Reproduce the listing below character for character; drop every image.
----- MATERIAL PROVIDED -----
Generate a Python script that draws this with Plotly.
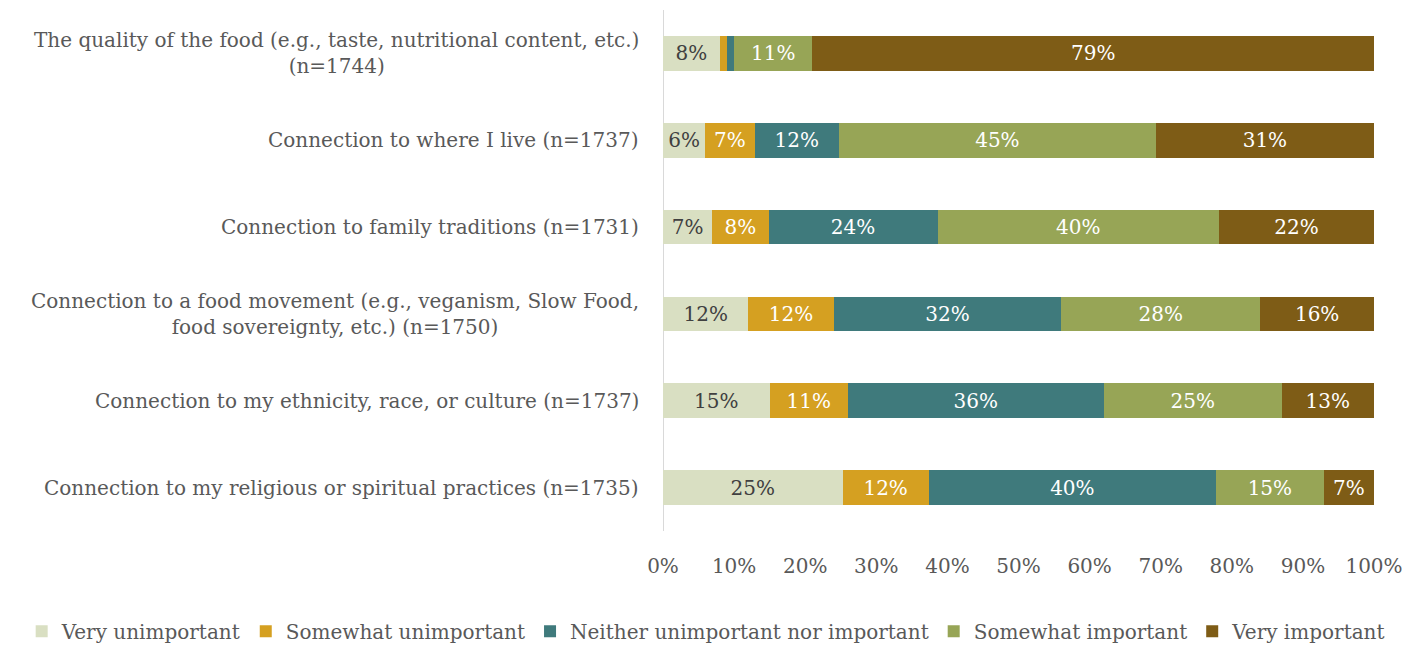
import plotly.graph_objects as go

categories = [
    "The quality of the food (e.g., taste, nutritional content, etc.)<br>(n=1744)",
    "Connection to where I live (n=1737)",
    "Connection to family traditions (n=1731)",
    "Connection to a food movement (e.g., veganism, Slow Food,<br>food sovereignty, etc.) (n=1750)",
    "Connection to my ethnicity, race, or culture (n=1737)",
    "Connection to my religious or spiritual practices (n=1735)",
]

very_unimportant = [8, 6, 7, 12, 15, 25]
somewhat_unimportant = [1, 7, 8, 12, 11, 12]
neither = [1, 12, 24, 32, 36, 40]
somewhat_important = [11, 45, 40, 28, 25, 15]
very_important = [79, 31, 22, 16, 13, 7]

# segments too thin to carry a label
hidden_labels = {("Somewhat unimportant", 0), ("Neither unimportant nor important", 0)}

series = [
    ("Very unimportant", very_unimportant, "#D9DFC2", "#404040"),
    ("Somewhat unimportant", somewhat_unimportant, "#D5A021", "white"),
    ("Neither unimportant nor important", neither, "#3F7A7C", "white"),
    ("Somewhat important", somewhat_important, "#97A556", "white"),
    ("Very important", very_important, "#7E5C16", "white"),
]

FONT = "Georgia, 'DejaVu Serif', serif"
ys = list(range(len(categories)))

fig = go.Figure()
for name, vals, color, tcolor in series:
    texts = ["" if (name, i) in hidden_labels else f"{v}%" for i, v in enumerate(vals)]
    fig.add_trace(go.Bar(
        name=name, y=ys, x=vals, orientation="h",
        marker=dict(color=color, line=dict(width=0)),
        text=texts, textposition="inside", insidetextanchor="middle",
        textangle=0, constraintext="none",
        textfont=dict(family=FONT, size=20, color=tcolor),
        hoverinfo="name+x",
    ))

for i, cat in enumerate(categories):
    fig.add_annotation(
        x=0, xref="paper", y=i, yref="y", xanchor="right", yanchor="middle",
        xshift=-22, text=cat, showarrow=False, align="center",
        font=dict(family=FONT, size=20, color="#595959"),
    )

fig.update_layout(
    barmode="stack", barnorm="percent", bargap=0.6,
    width=1418, height=648,
    margin=dict(l=663, r=44, t=10, b=117, autoexpand=False),
    plot_bgcolor="white", paper_bgcolor="white",
    font=dict(family=FONT, size=20, color="#595959"),
    legend=dict(orientation="h", x=-0.902, xanchor="left", y=-0.155, yanchor="top",
                font=dict(family=FONT, size=20, color="#595959"),
                traceorder="normal", itemwidth=30, tracegroupgap=0),
    xaxis=dict(range=[0, 100], dtick=10, ticksuffix="%", showgrid=False,
               zeroline=False, showline=False,
               ticks="outside", ticklen=17, tickcolor="rgba(0,0,0,0)",
               tickfont=dict(family=FONT, size=20, color="#595959")),
    yaxis=dict(showticklabels=False, showgrid=False,
               zeroline=False, showline=False, ticks="",
               range=[5.5, -0.5]),
)
fig.add_shape(type="line", xref="x", yref="paper", x0=0, x1=0, y0=0, y1=1,
              line=dict(color="#D9D9D9", width=2), layer="below")

fig.write_html("out.html")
-----
▶ **OUTPUT FOR THIS TASK**:
Generate a Python script that draws this with Plotly.
import plotly.graph_objects as go

categories = [
    "The quality of the food (e.g., taste, nutritional content, etc.)<br>(n=1744)",
    "Connection to where I live (n=1737)",
    "Connection to family traditions (n=1731)",
    "Connection to a food movement (e.g., veganism, Slow Food,<br>food sovereignty, etc.) (n=1750)",
    "Connection to my ethnicity, race, or culture (n=1737)",
    "Connection to my religious or spiritual practices (n=1735)",
]

very_unimportant = [8, 6, 7, 12, 15, 25]
somewhat_unimportant = [1, 7, 8, 12, 11, 12]
neither = [1, 12, 24, 32, 36, 40]
somewhat_important = [11, 45, 40, 28, 25, 15]
very_important = [79, 31, 22, 16, 13, 7]

# segments too thin to carry a label
hidden_labels = {("Somewhat unimportant", 0), ("Neither unimportant nor important", 0)}

series = [
    ("Very unimportant", very_unimportant, "#D9DFC2", "#404040"),
    ("Somewhat unimportant", somewhat_unimportant, "#D5A021", "white"),
    ("Neither unimportant nor important", neither, "#3F7A7C", "white"),
    ("Somewhat important", somewhat_important, "#97A556", "white"),
    ("Very important", very_important, "#7E5C16", "white"),
]

FONT = "Georgia, 'DejaVu Serif', serif"
ys = list(range(len(categories)))

fig = go.Figure()
for name, vals, color, tcolor in series:
    texts = ["" if (name, i) in hidden_labels else f"{v}%" for i, v in enumerate(vals)]
    fig.add_trace(go.Bar(
        name=name, y=ys, x=vals, orientation="h",
        marker=dict(color=color, line=dict(width=0)),
        text=texts, textposition="inside", insidetextanchor="middle",
        textangle=0, constraintext="none",
        textfont=dict(family=FONT, size=20, color=tcolor),
        hoverinfo="name+x",
    ))

for i, cat in enumerate(categories):
    fig.add_annotation(
        x=0, xref="paper", y=i, yref="y", xanchor="right", yanchor="middle",
        xshift=-22, text=cat, showarrow=False, align="center",
        font=dict(family=FONT, size=20, color="#595959"),
    )

fig.update_layout(
    barmode="stack", barnorm="percent", bargap=0.6,
    width=1418, height=648,
    margin=dict(l=663, r=44, t=10, b=117, autoexpand=False),
    plot_bgcolor="white", paper_bgcolor="white",
    font=dict(family=FONT, size=20, color="#595959"),
    legend=dict(orientation="h", x=-0.902, xanchor="left", y=-0.155, yanchor="top",
                font=dict(family=FONT, size=20, color="#595959"),
                traceorder="normal", itemwidth=30, tracegroupgap=0),
    xaxis=dict(range=[0, 100], dtick=10, ticksuffix="%", showgrid=False,
               zeroline=False, showline=False,
               ticks="outside", ticklen=17, tickcolor="rgba(0,0,0,0)",
               tickfont=dict(family=FONT, size=20, color="#595959")),
    yaxis=dict(showticklabels=False, showgrid=False,
               zeroline=False, showline=False, ticks="",
               range=[5.5, -0.5]),
)
fig.add_shape(type="line", xref="x", yref="paper", x0=0, x1=0, y0=0, y1=1,
              line=dict(color="#D9D9D9", width=2), layer="below")

fig.write_html("out.html")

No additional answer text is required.